I gratefully celebrate my own mother’s embracing love for all my years. I remember with immense fondness her helping my brother and me, when we were young, make an impenetrable fort in the dining room, by hanging a big blanket over chairs and table. I remember her driving us to my grandparents’ summer home in New Hampshire, over what we affectionately called “the bumpy road,” as she would accelerate toward the crest of each rise and we felt we were flying as we went over it. I remember her bringing me ginger ale when I was sick and sitting next to me on the bed and rubbing my back. I remember her chocolate chip cookies, and especially the chocolate cake with fudge frosting she made for my birthday.

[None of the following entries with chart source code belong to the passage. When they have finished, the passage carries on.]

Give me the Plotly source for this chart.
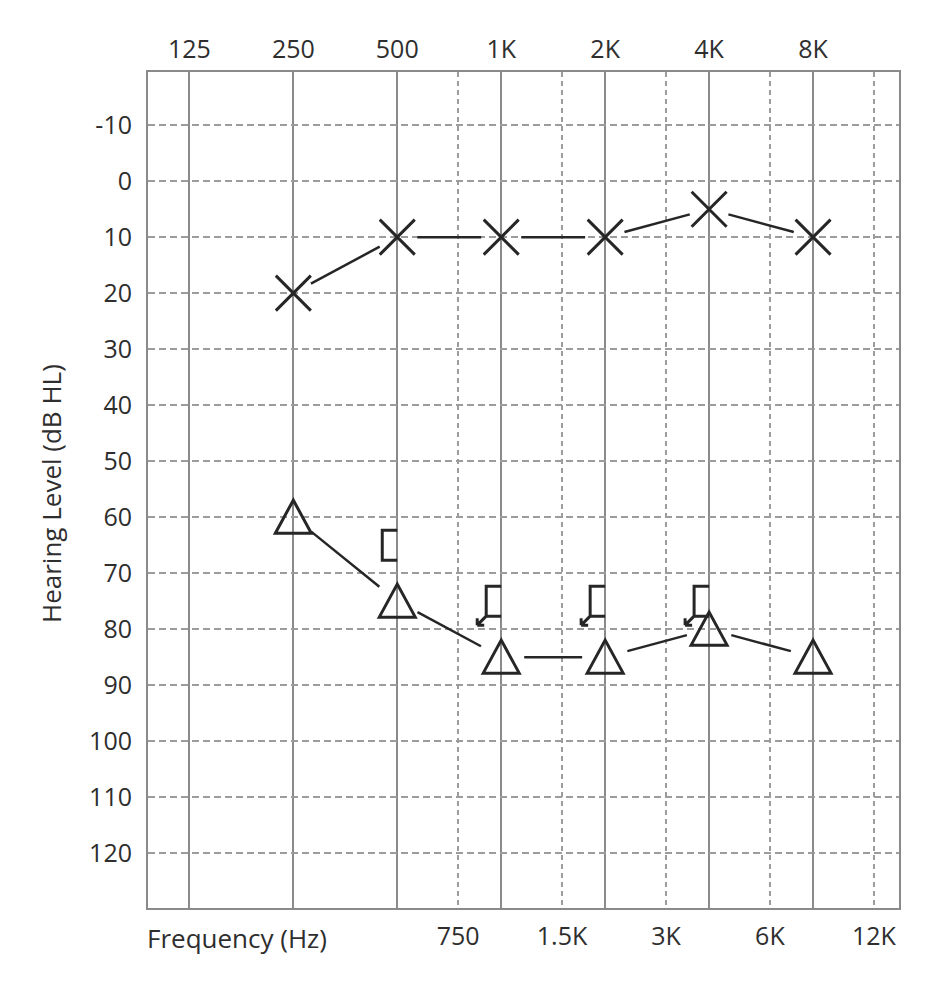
import numpy as np
import plotly.graph_objects as go

# ---- data ----
top_tick_vals = [125, 250, 500, 1000, 2000, 4000, 8000]
top_tick_text = ["125", "250", "500", "1K", "2K", "4K", "8K"]
mid_tick_vals = [750, 1500, 3000, 6000, 12000]
mid_tick_text = ["750", "1.5K", "3K", "6K", "12K"]
db_ticks = list(range(-10, 130, 10))
db_tick_text = [str(v) for v in db_ticks]

freqs = [250, 500, 1000, 2000, 4000, 8000]
air_db = [20, 10, 10, 10, 5, 10]          # X symbols
tri_db = [60, 75, 85, 85, 80, 85]         # triangle symbols

bone_freqs = [500, 1000, 2000, 4000]
bone_db = [65, 75, 75, 75]
bone_no_response = [False, True, True, True]

# ---- layout geometry ----
W, H = 935, 991
ML, MR, MT, MB = 148, 36, 72, 83
PW, PH = W - ML - MR, H - MT - MB
XR = [1.9771, 4.1520]           # log10 range
YR = [129.8, -19.5]

INK = "#262626"
SOLID = "#8a8a8a"
DASH = "#9c9c9c"
FONT = "Open Sans"

px_per_oct = PW / ((XR[1] - XR[0]) / np.log10(2))
px_per_db = PH / (YR[0] - YR[1])


def gapped_segments(fx, dbs, gap):
    xs, ys = [], []
    for i in range(len(fx) - 1):
        u0, v0 = np.log2(fx[i]) * px_per_oct, dbs[i] * px_per_db
        u1, v1 = np.log2(fx[i + 1]) * px_per_oct, dbs[i + 1] * px_per_db
        d = np.hypot(u1 - u0, v1 - v0)
        du, dv = (u1 - u0) / d, (v1 - v0) / d
        a = (u0 + du * gap, v0 + dv * gap)
        b = (u1 - du * gap, v1 - dv * gap)
        for (u, v) in (a, b):
            xs.append(2 ** (u / px_per_oct))
            ys.append(v / px_per_db)
        xs.append(None)
        ys.append(None)
    return xs, ys


fig = go.Figure()

ax, ay = gapped_segments(freqs, air_db, 20)
fig.add_trace(go.Scatter(x=ax, y=ay, mode="lines", line=dict(color=INK, width=2.5),
                         hoverinfo="skip", showlegend=False))
tx, ty = gapped_segments(freqs, tri_db, 23)
fig.add_trace(go.Scatter(x=tx, y=ty, mode="lines", line=dict(color=INK, width=2.5),
                         hoverinfo="skip", showlegend=False, xaxis="x2"))
fig.add_trace(go.Scatter(x=freqs, y=air_db, mode="markers",
                         marker=dict(symbol="x-thin-open", size=35, color=INK,
                                     line=dict(color=INK, width=3)),
                         showlegend=False))

shapes = []
for f, d in zip(freqs, tri_db):
    shapes.append(dict(type="path", xref="x", yref="y", xsizemode="pixel", ysizemode="pixel",
                       xanchor=f, yanchor=d, path="M-18,-16 L18,-16 L0,17 Z",
                       line=dict(color=INK, width=3), fillcolor="rgba(0,0,0,0)", layer="above"))
for f, d, nr in zip(bone_freqs, bone_db, bone_no_response):
    p = "M0,15 L-15,15 L-15,-15 L0,-15"
    if nr:
        p += " M-15,-15 L-24,-24 M-24,-24 L-24,-17 M-24,-24 L-17,-24"
    shapes.append(dict(type="path", xref="x", yref="y", xsizemode="pixel", ysizemode="pixel",
                       xanchor=f, yanchor=d, path=p,
                       line=dict(color=INK, width=3), layer="above"))

fig.update_layout(
    width=W, height=H,
    margin=dict(l=ML, r=MR, t=MT, b=MB),
    paper_bgcolor="white", plot_bgcolor="white",
    font=dict(family=FONT, color="#2e2e2e", size=25),
    shapes=shapes,
    xaxis=dict(type="log", range=XR, side="top", tickvals=top_tick_vals, ticktext=top_tick_text,
               showgrid=True, gridcolor=SOLID, gridwidth=2, ticks="", zeroline=False,
               showline=True, mirror=True, linecolor=SOLID, linewidth=2,
               tickfont=dict(size=25), ticklabelstandoff=2),
    xaxis2=dict(type="log", range=XR, overlaying="x", side="bottom",
                tickvals=mid_tick_vals, ticktext=mid_tick_text,
                showgrid=True, gridcolor=DASH, gridwidth=2, griddash="5px,4px", ticks="",
                showline=False, zeroline=False, tickfont=dict(size=25), ticklabelstandoff=11),
    yaxis=dict(range=YR, tickvals=db_ticks, ticktext=db_tick_text, showgrid=True,
               gridcolor=DASH, gridwidth=2,
               griddash="7px,4px", ticks="", zeroline=False,
               showline=True, mirror=True, linecolor=SOLID, linewidth=2,
               tickfont=dict(size=25), ticklabelstandoff=9),
    annotations=[
        dict(text="Hearing Level (dB HL)", xref="paper", yref="paper",
             x=(51 - ML) / PW, y=(MT + PH - 493) / PH, xanchor="center", yanchor="middle",
             textangle=-90, showarrow=False, font=dict(size=26)),
        dict(text="Frequency (Hz)", xref="paper", yref="paper",
             x=0, y=-(938 - (MT + PH)) / PH, xanchor="left", yanchor="middle", xshift=-3,
             showarrow=False, font=dict(size=26)),
    ],
)

fig.write_html("out.html")
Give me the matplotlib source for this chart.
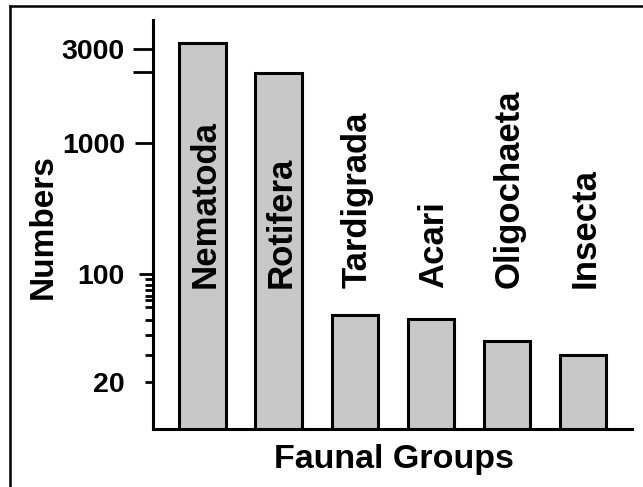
import numpy as np
import matplotlib
matplotlib.use("Agg")
import matplotlib.pyplot as plt
from matplotlib.lines import Line2D
from matplotlib.transforms import blended_transform_factory

groups = ["Nematoda", "Rotifera", "Tardigrada", "Acari", "Oligochaeta", "Insecta"]
numbers = [3200, 2250, 54, 51, 37, 30]

major_ticks = [20, 100, 1000, 2300, 3000]
major_labels = ["20", "100", "1000", "", "3000"]
minor_ticks = [92, 85, 78, 72, 68, 61, 50, 40, 30]

plt.rcParams['font.family'] = ['Liberation Sans', 'DejaVu Sans']
plt.rcParams['font.weight'] = 'bold'

# the original y axis is hand drawn: decades are not equally long.
# anchor values and their heights on the axis (px above the "20" mark)
anchor_v = np.log10([20, 100, 1000, 3000])
anchor_h = np.array([0.0, 108.0, 239.0, 333.0])
lo_slope = (anchor_h[1] - anchor_h[0]) / (anchor_v[1] - anchor_v[0])
hi_slope = (anchor_h[3] - anchor_h[2]) / (anchor_v[3] - anchor_v[2])
ext_v = np.concatenate([[-3.0], anchor_v, [6.0]])
ext_h = np.concatenate([[anchor_h[0] - lo_slope * (anchor_v[0] + 3.0)], anchor_h,
                        [anchor_h[3] + hi_slope * (6.0 - anchor_v[3])]])

def fwd(v):
    v = np.maximum(np.asarray(v, dtype=float), 1e-3)
    return np.interp(np.log10(v), ext_v, ext_h)

def inv(h):
    return 10 ** np.interp(np.asarray(h, dtype=float), ext_h, ext_v)

fig = plt.figure(figsize=(6.43, 4.87), dpi=100)
ax = fig.add_axes([153/643, 1 - 429/487, (632 - 153)/643, (429 - 20)/487])
ax.set_yscale('function', functions=(fwd, inv))

x = np.arange(len(groups))
ax.bar(x, [n - 1 for n in numbers], bottom=1, width=0.61, color='#c8c8c8',
       edgecolor='black', linewidth=2.2, zorder=2)

ax.set_xlim(-0.65, 5.64)
ax.set_ylim(9.9, 4200)

ax.set_yticks(major_ticks)
ax.set_yticklabels(major_labels)
ax.set_yticks(minor_ticks, minor=True)
ax.yaxis.set_minor_formatter(plt.NullFormatter())
ax.set_xticks([])

ax.tick_params(axis='y', which='major', length=10, width=2, pad=10.2, labelsize=20.5)
ax.tick_params(axis='y', which='minor', length=5.8, width=2)
tick_len_px = [8, 14, 18, 20, 20]
for t, l in zip(ax.yaxis.get_major_ticks(), tick_len_px):
    t.tick1line.set_markersize(l * 0.72)

for s in ['top', 'right']:
    ax.spines[s].set_visible(False)
for s in ['left', 'bottom']:
    ax.spines[s].set_linewidth(2.2)

# group names, written upright from a common baseline
trans = blended_transform_factory(ax.transData, ax.transAxes)
for xi, name in zip(x, groups):
    ax.text(xi + 0.03, 0.345, name, rotation=90, ha='center', va='bottom',
            fontsize=25, fontweight='bold', transform=trans, zorder=3)

fig.text(394/643, 1 - 468/487, "Faunal Groups", ha='center', va='baseline',
         fontsize=24.5, fontweight='bold')
fig.text(43/643, 1 - 227/487, "Numbers", ha='center', va='center', rotation=90,
         fontsize=24, fontweight='bold')

# frame of the original figure (only top and left edges are visible)
fig.add_artist(Line2D([10/643, 10/643], [0, 1 - 6/487], transform=fig.transFigure,
                      color='black', linewidth=1.8))
fig.add_artist(Line2D([10/643, 1], [1 - 6/487, 1 - 6/487], transform=fig.transFigure,
                      color='black', linewidth=1.8))

plt.savefig("out.png", dpi=100)
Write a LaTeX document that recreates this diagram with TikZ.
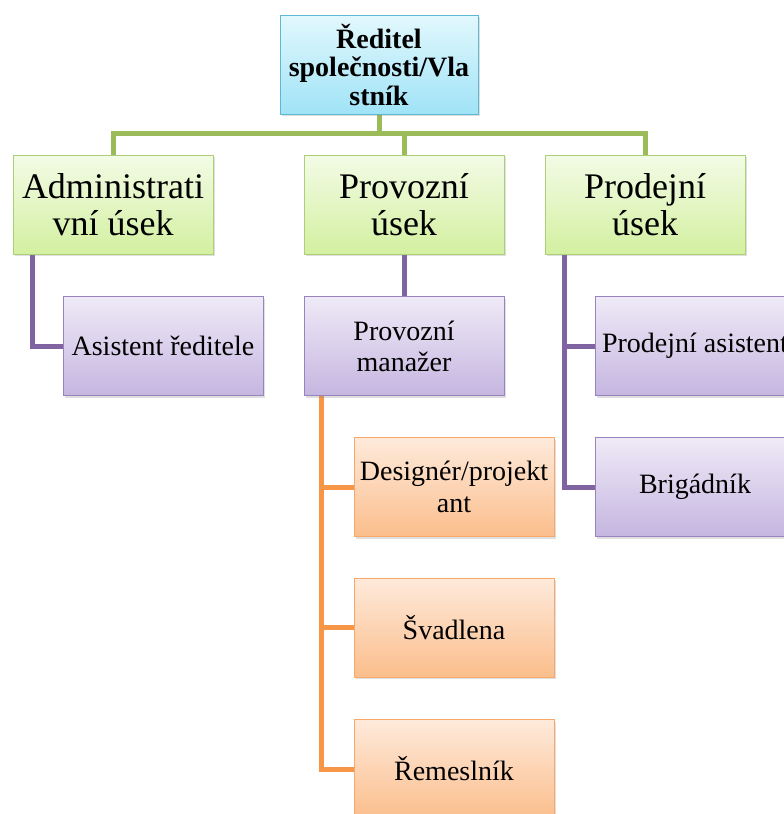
\documentclass[tikz,border=0pt]{standalone}
\usepackage{fontspec}
\setmainfont{LiberationSerif}[Extension=.ttf, UprightFont=*-Regular, BoldFont=*-Bold, ItalicFont=*-Italic, BoldItalicFont=*-BoldItalic]
\newfontfamily\tnr{LiberationSerif}[Extension=.ttf, UprightFont=*-Regular, BoldFont=*-Bold]
\usetikzlibrary{shadows,backgrounds}
\definecolor{cyanT}{HTML}{E2F8FD}
\definecolor{cyanB}{HTML}{A0E3F7}
\definecolor{cyanD}{HTML}{5FB8D2}
\definecolor{greenT}{HTML}{F3FBE6}
\definecolor{greenB}{HTML}{D3F0A0}
\definecolor{greenD}{HTML}{AECF7A}
\definecolor{greenL}{HTML}{9BBB59}
\definecolor{purpT}{HTML}{EFEAF7}
\definecolor{purpB}{HTML}{C5B6E0}
\definecolor{purpD}{HTML}{9883BE}
\definecolor{purpL}{HTML}{8064A2}
\definecolor{oranT}{HTML}{FEEADB}
\definecolor{oranB}{HTML}{FBBE8C}
\definecolor{oranD}{HTML}{F8A868}
\definecolor{oranL}{HTML}{F79646}
\tikzset{
  box/.style={rectangle, minimum width=200pt, minimum height=99pt, inner sep=2pt,
    align=center, line width=1pt, text=black,
    drop shadow={opacity=0.25, shadow xshift=2pt, shadow yshift=-2pt}},
  topbox/.style={box, top color=cyanT, bottom color=cyanB, draw=cyanD,
    font=\tnr\fontsize{28}{28.5}\selectfont\bfseries},
  secbox/.style={box, top color=greenT, bottom color=greenB, draw=greenD,
    font=\tnr\fontsize{36}{37}\selectfont},
  purbox/.style={box, top color=purpT, bottom color=purpB, draw=purpD,
    font=\tnr\fontsize{28}{31}\selectfont},
  orbox/.style={box, top color=oranT, bottom color=oranB, draw=oranD,
    font=\tnr\fontsize{28}{32}\selectfont},
  gline/.style={draw=greenL, line width=5pt},
  pline/.style={draw=purpL, line width=5pt},
  oline/.style={draw=oranL, line width=5pt},
}
\begin{document}
\begin{tikzpicture}[x=1pt,y=-1pt]
\useasboundingbox (0,0) rectangle (784,814);
\clip (0,0) rectangle (784,814);
\path (379,64.5) node[topbox, minimum width=198pt] (top) {Ředitel\\společnosti/Vla\\stník};
\path (113,204.5) node[secbox] (adm) {Administrati\\vní úsek};
\path (404,204.5) node[secbox] (prov) {Provozní\\úsek};
\path (645,204.5) node[secbox] (prod) {Prodejní\\úsek};
\path (163,346) node[purbox] (asist) {Asistent ředitele};
\path (404,346) node[purbox] (pm) {Provozní\\manažer};
\path (695,346) node[purbox] (pasist) {Prodejní asistent};
\path (695,487) node[purbox] (brig) {Brigádník};
\path (454,487) node[orbox] (des) {Designér/projekt\\ant};
\path (454,627.5) node[orbox] (svad) {Švadlena};
\path (454,769) node[orbox] (rem) {Řemeslník};
\begin{scope}[on background layer]
  \draw[gline] (top.south) -- ++(0,19) coordinate (bus) -| (adm.north);
  \draw[gline] (bus) -| (prov.north);
  \draw[gline] (bus) -| (prod.north);
  \draw[pline] ([xshift=20pt]adm.south west) |- (asist.west);
  \draw[pline] (prov.south) -- (pm.north);
  \draw[pline] ([xshift=20pt]prod.south west) |- (pasist.west);
  \draw[pline] ([xshift=20pt]prod.south west) |- (brig.west);
  \draw[oline] ([xshift=18pt]pm.south west) |- (des.west);
  \draw[oline] ([xshift=18pt]pm.south west) |- (svad.west);
  \draw[oline] ([xshift=18pt]pm.south west) |- (rem.west);
\end{scope}
\end{tikzpicture}
\end{document}
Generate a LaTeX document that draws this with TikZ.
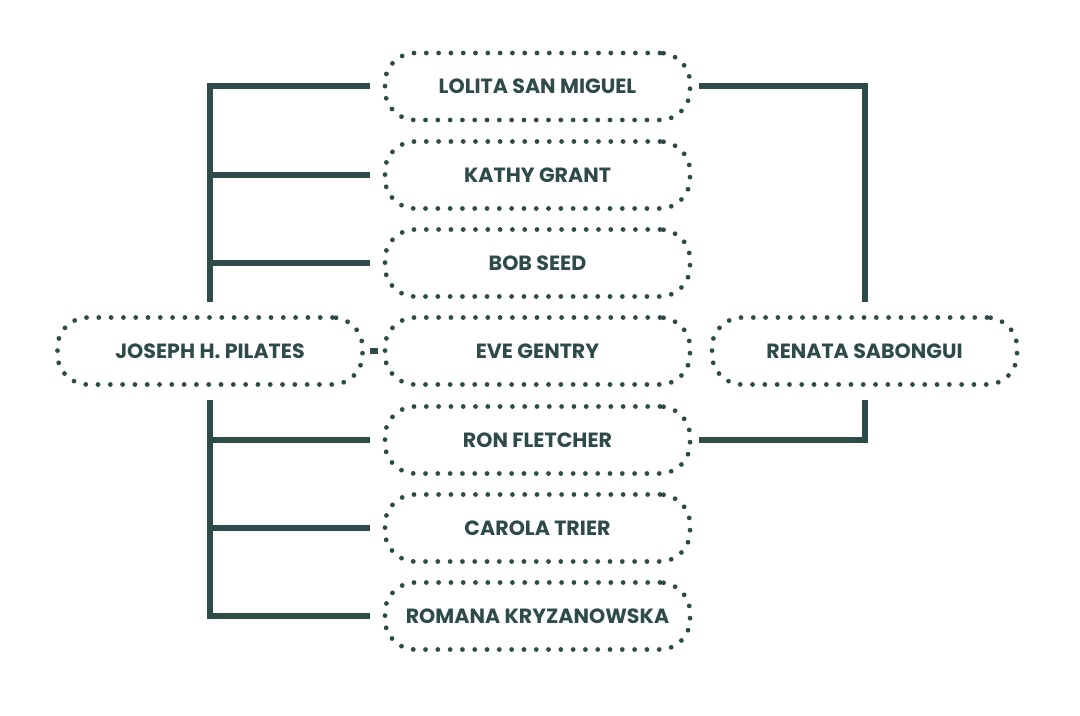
\documentclass[tikz,border=0pt]{standalone}
\usepackage{fontspec}
\setmainfont{Poppins}
\usepackage{xcolor}
\usetikzlibrary{positioning,calc}
\definecolor{pine}{HTML}{2F4B49}

\begin{document}
\begin{tikzpicture}[x=0.5pt, y=-0.5pt,
    pill/.style={draw=pine, line width=2.4pt, line cap=round,
        dash pattern=on 0pt off 6.15pt, rounded corners=15pt,
        minimum width=152.5pt, minimum height=33.5pt, inner sep=0pt,
        text=pine, font=\fontsize{10.3}{12}\selectfont\bfseries},
    link/.style={draw=pine, line width=3pt}]
\useasboundingbox (0,0) rectangle (1080,716);
% Teachers in the middle column
\node[pill] (lolita) at (537.5,86.5) {LOLITA SAN MIGUEL};
\node[pill] (kathy) at (537.5,175) {KATHY GRANT};
\node[pill] (bob) at (537.5,263) {BOB SEED};
\node[pill] (eve) at (537.5,351) {EVE GENTRY};
\node[pill] (ron) at (537.5,440) {RON FLETCHER};
\node[pill] (carola) at (537.5,528) {CAROLA TRIER};
\node[pill] (romana) at (537.5,616) {ROMANA KRYZANOWSKA};
% Founder and last student
\node[pill] (joseph) at (210,351) {JOSEPH H. PILATES};
\node[pill] (renata) at (864.5,351) {RENATA SABONGUI};

% Left tree
\foreach \who in {lolita,kathy,bob}
  \draw[link, shorten <=6.5pt, shorten >=6.5pt] (joseph.north) |- (\who.west);
\foreach \who in {ron,carola,romana}
  \draw[link, shorten <=6.5pt, shorten >=6.5pt] (joseph.south) |- (\who.west);
\draw[link, shorten <=2.5pt, shorten >=2.2pt] (joseph.east) -- (eve.west);

% Right bracket
\draw[link, shorten <=3.5pt, shorten >=6.5pt] (lolita.east) -| (renata.north);
\draw[link, shorten <=3.5pt, shorten >=6.5pt] (ron.east) -| (renata.south);
\end{tikzpicture}
\end{document}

In later years, I remember her patience with my own vocational confusion, even as she ached for me. And I will be grateful till the day I die for what she has taught me about pastoral ministry—her sensitivity in the face of countless minefields, her relentless love of even those who were most difficult to love, and especially her deep and abiding devotion to God. I thank my mother for the depth and breadth of her love.
In countless ways, so many of us have experienced the love of God through mothers who doted on us and made us feel special. As does Stephen, they have forgiven us and watched over us and conveyed to us the life-changing delight God takes in each of us. We want to celebrate them now by showing seventy-three photographs of Federated’s mothers. So often these mothers of ours have been Stephen to us. And in doing so, they have embodied the love of the risen Christ, the same Christ who is constantly forgiving us and inviting us in and holding us close, the very Christ who calls us to come home: “Softly and tenderly Jesus is calling, calling for you and for me; patient and loving, he’s waiting and watching, watching for you and for me. Come home, come home, all who are weary come home; earnestly, tenderly, Jesus is calling—calling, ‘O sinner, come home.’”
[Show slides of mothers]
[After slide show] Everywhere we turn, may we together hear the voice of Mother Christ earnestly, tenderly calling to us: Come home. Come home.